Effects are temporary and require consistent treatment. You're not fixing; you're maintaining. Stop the treatments and your hair returns to its damaged state.
This might sound discouraging, but think of it differently: you're not failing if you need ongoing treatment. You're successfully managing a situation. That's not failure – that's effective care.
Be honest about your starting point. Severely damaged hair might benefit from a trim to remove the most compromised ends. This allows treatments to work on salvageable hair rather than wasting product on irreparable damage.
A good hairdresser can assess your hair's condition and recommend how much, if any, needs to be cut. Sometimes losing an inch saves the rest of your hair.
Once weekly, use a deep conditioning treatment or apply a generous amount of hair oil, leave on for 20-30 minutes (or overnight for seriously damaged hair), then wash as normal.
Consistency matters more than intensity. A regular weekly treatment does more than an occasional marathon session.
This is where botanical hair oils shine. A few drops applied to damp hair provides ongoing protection without the buildup associated with many commercial conditioners. It's defence as much as treatment.
Think of it like sunscreen for your hair – most effective when used consistently, not just occasionally.
Protect hair before sun and water exposure rather than just treating damage afterward.
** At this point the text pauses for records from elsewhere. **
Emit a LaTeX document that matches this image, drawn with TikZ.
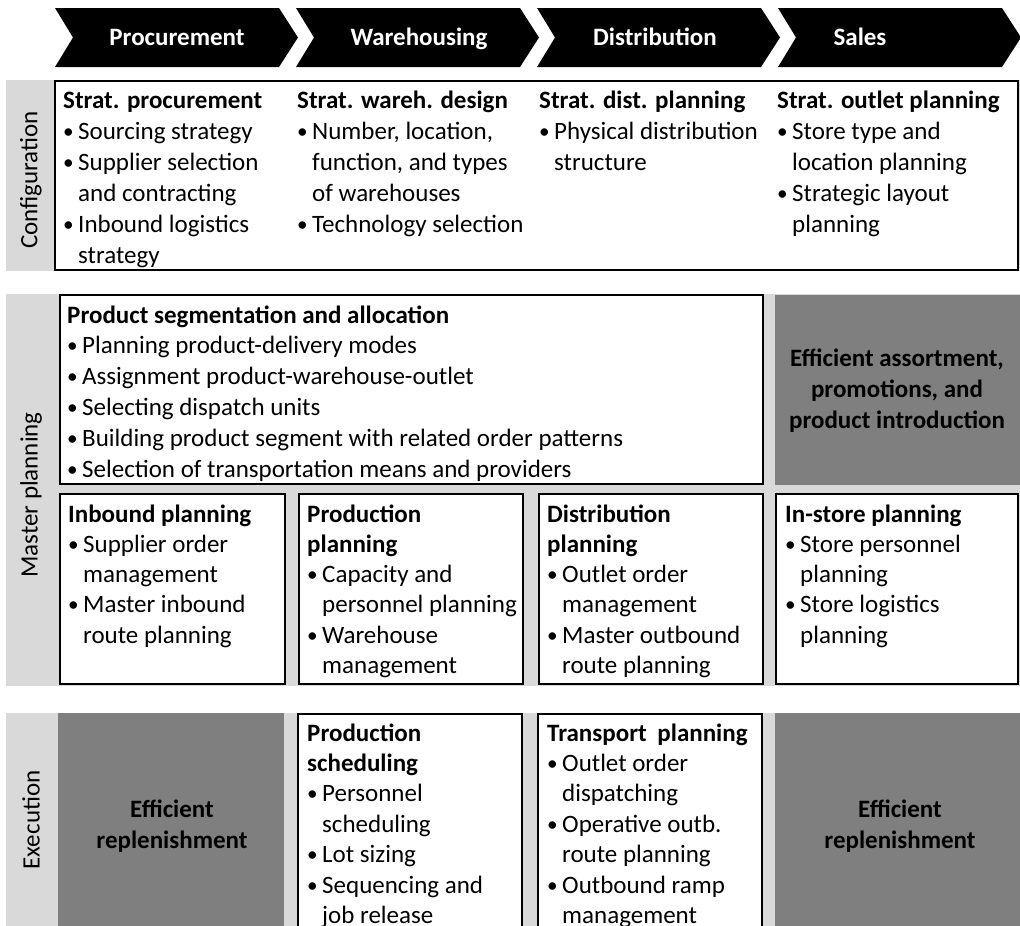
\documentclass[tikz,border=0pt]{standalone}
\usepackage{fontspec}
\setmainfont{Carlito}
\definecolor{bandgray}{HTML}{D9D9D9}
\definecolor{darkgray}{HTML}{7F7F7F}
\newcommand\bul{\makebox[15pt][l]{\raisebox{1pt}{\scalebox{0.85}{\textbullet}}}}
\newcommand\ind{\hspace*{15pt}}
\newcommand\tb[2]{\parbox[t]{900pt}{\fontsize{25}{#1}\selectfont\raggedright #2}}
\tikzset{
  band/.style={fill=bandgray, draw=none},
  wbox/.style={fill=white, draw=black, line width=1.2pt},
  dbox/.style={fill=darkgray, draw=none},
  chev/.style={fill=black},
  clabel/.style={anchor=base, text=white, font=\fontsize{25}{30}\selectfont\bfseries, inner sep=0pt},
  rowlabel/.style={rotate=90, font=\fontsize{25}{30}\selectfont, inner sep=0pt},
  txt/.style={anchor=base west, inner sep=0pt},
  dtext/.style={align=center, font=\fontsize{25}{31}\selectfont\bfseries, inner sep=0pt}
}
\begin{document}
\begin{tikzpicture}[x=1pt, y=-1pt]
\useasboundingbox (0,0) rectangle (1020,926);
% chevrons
\foreach \xx in {55,296,537,778}{
  \fill[chev] (\xx,8) -- (\xx+224,8) -- (\xx+243,37.5) -- (\xx+224,67) -- (\xx,67) -- (\xx+18,37.5) -- cycle;
}
\node[clabel] (hproc) at (177,45) {Procurement};
\node[clabel] (hware) at (419,45) {Warehousing};
\node[clabel] (hdist) at (655,45) {Distribution};
\node[clabel] (hsale) at (860,45) {Sales};

% bands
\fill[band] (6,80) rectangle (1020,271);
\fill[band] (6,294) rectangle (1020,686);
\fill[band] (6,713) rectangle (1020,926);

\node[rowlabel] (lconf) at (31,180) {Configuration};
\node[rowlabel] (lmast) at (31,495) {Master planning};
\node[rowlabel] (lexec) at (31,820) {Execution};

% configuration
\draw[wbox] (55,81) rectangle (1018,270);
\node[txt] (c1) at (63,108) {\tb{31pt}{\textbf{Strat. procurement}\\ \bul Sourcing strategy\\ \bul Supplier selection\\ \ind and contracting\\ \bul Inbound logistics\\ \ind strategy}};
\node[txt] (c2) at (297,108) {\tb{31pt}{\textbf{Strat. wareh. design}\\ \bul Number, location,\\ \ind function, and types\\ \ind of warehouses\\ \bul Technology selection}};
\node[txt] (c3) at (539,108) {\tb{31pt}{\textbf{Strat. dist. planning}\\ \bul Physical distribution\\ \ind structure}};
\node[txt] (c4) at (777,108) {\tb{31pt}{\textbf{Strat. outlet planning}\\ \bul Store type and\\ \ind location planning\\ \bul Strategic layout\\ \ind planning}};

% master planning
\draw[wbox] (60,295) rectangle (763,484);
\node[txt] (m0) at (67,323) {\tb{30.8pt}{\textbf{Product segmentation and allocation}\\ \bul Planning product-delivery modes\\ \bul Assignment product-warehouse-outlet\\ \bul Selecting dispatch units\\ \bul Building product segment with related order patterns\\ \bul Selection of transportation means and providers}};
\fill[dbox] (775,295) rectangle (1020,485);
\node[dtext] (meff) at (897,391) {Efficient assortment,\\ promotions, and\\ product introduction};

\draw[wbox] (60,494) rectangle (285,684);
\draw[wbox] (299,494) rectangle (523,684);
\draw[wbox] (539,494) rectangle (763,684);
\draw[wbox] (776,494) rectangle (1018,684);
\node[txt] (m1) at (68,522) {\tb{30.3pt}{\textbf{Inbound planning}\\ \bul Supplier order\\ \ind management\\ \bul Master inbound\\ \ind route planning}};
\node[txt] (m2) at (307,522) {\tb{30.3pt}{\textbf{Production}\\ \textbf{planning}\\ \bul Capacity and\\ \ind personnel planning\\ \bul Warehouse\\ \ind management}};
\node[txt] (m3) at (547,522) {\tb{30.3pt}{\textbf{Distribution}\\ \textbf{planning}\\ \bul Outlet order\\ \ind management\\ \bul Master outbound\\ \ind route planning}};
\node[txt] (m4) at (785,522) {\tb{30.3pt}{\textbf{In-store planning}\\ \bul Store personnel\\ \ind planning\\ \bul Store logistics\\ \ind planning}};

% execution
\fill[dbox] (58,713) rectangle (284,926);
\fill[dbox] (775,713) rectangle (1020,926);
\draw[wbox] (298,714) rectangle (522,940);
\draw[wbox] (538,714) rectangle (762,940);
\node[dtext] (e1) at (172,826) {Efficient\\ replenishment};
\node[dtext] (e4) at (900,826) {Efficient\\ replenishment};
\node[txt] (e2) at (307,741) {\tb{30.4pt}{\textbf{Production}\\ \textbf{scheduling}\\ \bul Personnel\\ \ind scheduling\\ \bul Lot sizing\\ \bul Sequencing and\\ \ind job release}};
\node[txt] (e3) at (547,741) {\tb{30.4pt}{\textbf{Transport\hspace{5pt} planning}\\ \bul Outlet order\\ \ind dispatching\\ \bul Operative outb.\\ \ind route planning\\ \bul Outbound ramp\\ \ind management}};
\end{tikzpicture}
\end{document}
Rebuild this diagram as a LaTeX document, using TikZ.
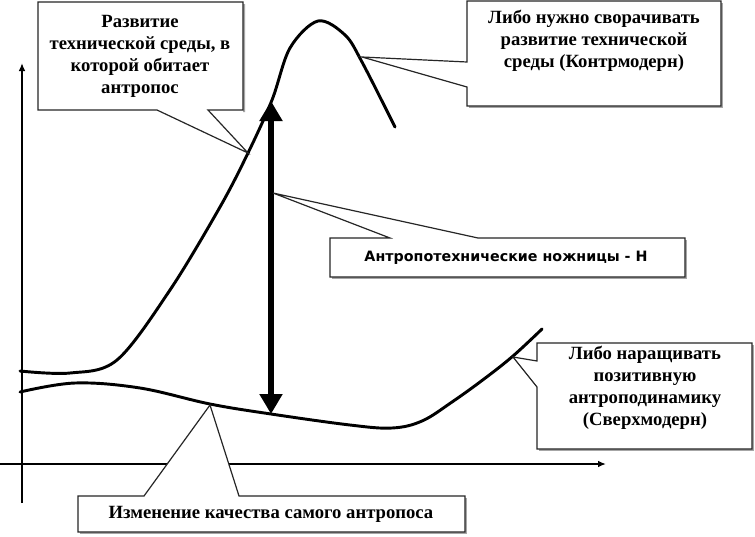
\documentclass[tikz,border=0pt]{standalone}
\usepackage{fontspec}
\setmainfont{Liberation Serif}
\newfontfamily\sansb{DejaVu Sans}
\usetikzlibrary{arrows.meta}
\begin{document}
\begin{tikzpicture}[x=0.75pt,y=-0.75pt,
  callout/.style={draw=black!85, line width=0.9pt, fill=white, line join=miter},
  shadowpath/.style={fill=black!35, draw=none},
  lbl/.style={font=\bfseries\fontsize{14pt}{16.5pt}\selectfont, align=center, inner sep=0pt},
  curve/.style={line width=2.2pt, line cap=round},
  axis/.style={line width=1.5pt, -{Latex[length=6pt,width=5pt]}},
  gap/.style={line width=5pt, {Triangle[length=15pt,width=16.5pt]}-{Triangle[length=15pt,width=16.5pt]}}
]
\useasboundingbox (0,0) rectangle (755,536);
\fill[white] (0,0) rectangle (755,536);

% axes
\coordinate (yb) at (22,503);
\coordinate (yt) at (22,63);
\coordinate (xl) at (0,464);
\coordinate (xr) at (606,464);
\draw[axis] (yb) -- (yt);
\draw[axis] (xl) -- (xr);

% curves
\draw[curve] plot[smooth, tension=0.55] coordinates {(20,371) (70,373) (117,360) (170,290) (220,207) (248,153) (272,100) (290,48) (318,21) (345,35) (362,62) (395,127)};
\draw[curve] plot[smooth, tension=0.6] coordinates {(20,392) (75,383) (140,388) (210,404) (271,414) (350,425) (392,428) (422,421) (452,402) (484,379) (513,356) (542,329)};

% gap arrow
\coordinate (at) at (271,101);
\coordinate (ab) at (271,414);
\draw[gap] (ab) -- (at);

% callout tips
\coordinate (t1) at (248,153);
\coordinate (t2) at (362,57);
\coordinate (t3) at (273,193);
\coordinate (t4) at (513,357);
\coordinate (t5) at (210,405);

% callout 1
\fill[shadowpath] (40,4) -- (245,4) -- (245,112) -- (243,112) -- (243,110) -- cycle;
\draw[callout] (38,2) -- (243,2) -- (243,110) -- (208,110) -- (t1) -- (157,110) -- (38,110) -- cycle;
\node[lbl] (n1) at (140,56) {Развитие\\технической среды, в\\которой обитает\\антропос};

% callout 2
\fill[shadowpath] (469,108) rectangle (723,106);
\fill[shadowpath] (721,3) rectangle (723,108);
\draw[callout] (467,1) -- (721,1) -- (721,106) -- (467,106) -- (467,87) -- (t2) -- (467,62) -- cycle;
\node[lbl] (n2) at (594,41) {Либо нужно сворачивать\\развитие технической\\среды (Контрмодерн)};

% callout 3
\fill[shadowpath] (332,277) rectangle (687,279);
\fill[shadowpath] (685,240) rectangle (687,279);
\draw[callout] (330,238) -- (390,238) -- (t3) -- (478,238) -- (685,238) -- (685,277) -- (330,277) -- cycle;
\node[lbl, font=\sansb\bfseries\fontsize{10.7pt}{13pt}\selectfont] (n3) at (506,258) {Антропотехнические ножницы - Н};

% callout 4
\fill[shadowpath] (539,449) rectangle (754,451);
\fill[shadowpath] (752,345) rectangle (754,451);
\draw[callout] (537,343) -- (752,343) -- (752,449) -- (537,449) -- (537,387) -- (t4) -- (537,361) -- cycle;
\node[lbl] (n4) at (645,388) {Либо наращивать\\позитивную\\антроподинамику\\(Сверхмодерн)};

% callout 5
\fill[shadowpath] (80,532) rectangle (467,534);
\fill[shadowpath] (465,498) rectangle (467,534);
\draw[callout] (78,496) -- (144,496) -- (t5) -- (239,496) -- (465,496) -- (465,532) -- (78,532) -- cycle;
\node[lbl] (n5) at (271,514) {Изменение качества самого антропоса};
\end{tikzpicture}
\end{document}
Prevention is always more effective than repair. Wet your hair with fresh water before swimming. Apply oil before sun exposure. Use heat protectant before styling tools.
Every bit of damage you prevent is damage you don't have to manage later.
Dale's feedback captures realistic but positive results: ‘Best hair oil I have ever used. Hands down, 10/10.’ Improvement is genuine – it just takes consistent care rather than a single miracle treatment.
Michael observed: ‘The improvement in her hair was immediately obvious. It now sits nicely without looking oily or greasy.’ Notice ‘improvement’ rather than ‘complete reversal’ – honest about what's achievable while still being meaningful.
Rachel shared: ‘After years of bleaching and heat styling, I'd basically given up on my hair ever looking healthy again. It's not back to virgin hair – nothing could do that – but it's so much better than I thought possible. I actually like my hair again.’
That's the reality of hair repair: not miracles, but meaningful improvement that makes a real difference in how you feel about your hair.
The most effective approach to summer hair damage combines several strategies:
Protecting hair before exposure to damaging elements. An ounce of prevention really is worth a pound of cure.
Consistent, gentle care with quality products. Regular maintenance trumps occasional intensive treatments.
Patience as healthier new growth replaces damaged lengths. Your hair grows about 15cm per year. Time is part of the solution.
Realistic expectations about what treatments can achieve. Managing damage is a legitimate and valuable goal.
Our Hair Renewal Oil is formulated to support this realistic approach – providing daily protection and improvement in manageability while you wait for healthier hair to grow in. It's not a miracle cure because those don't exist. It's genuine botanical care that makes a real difference over time.
Your hair can look and feel significantly better after summer damage. It just requires the right approach and appropriate expectations about what ‘better’ realistically means. And honestly? Better is pretty great.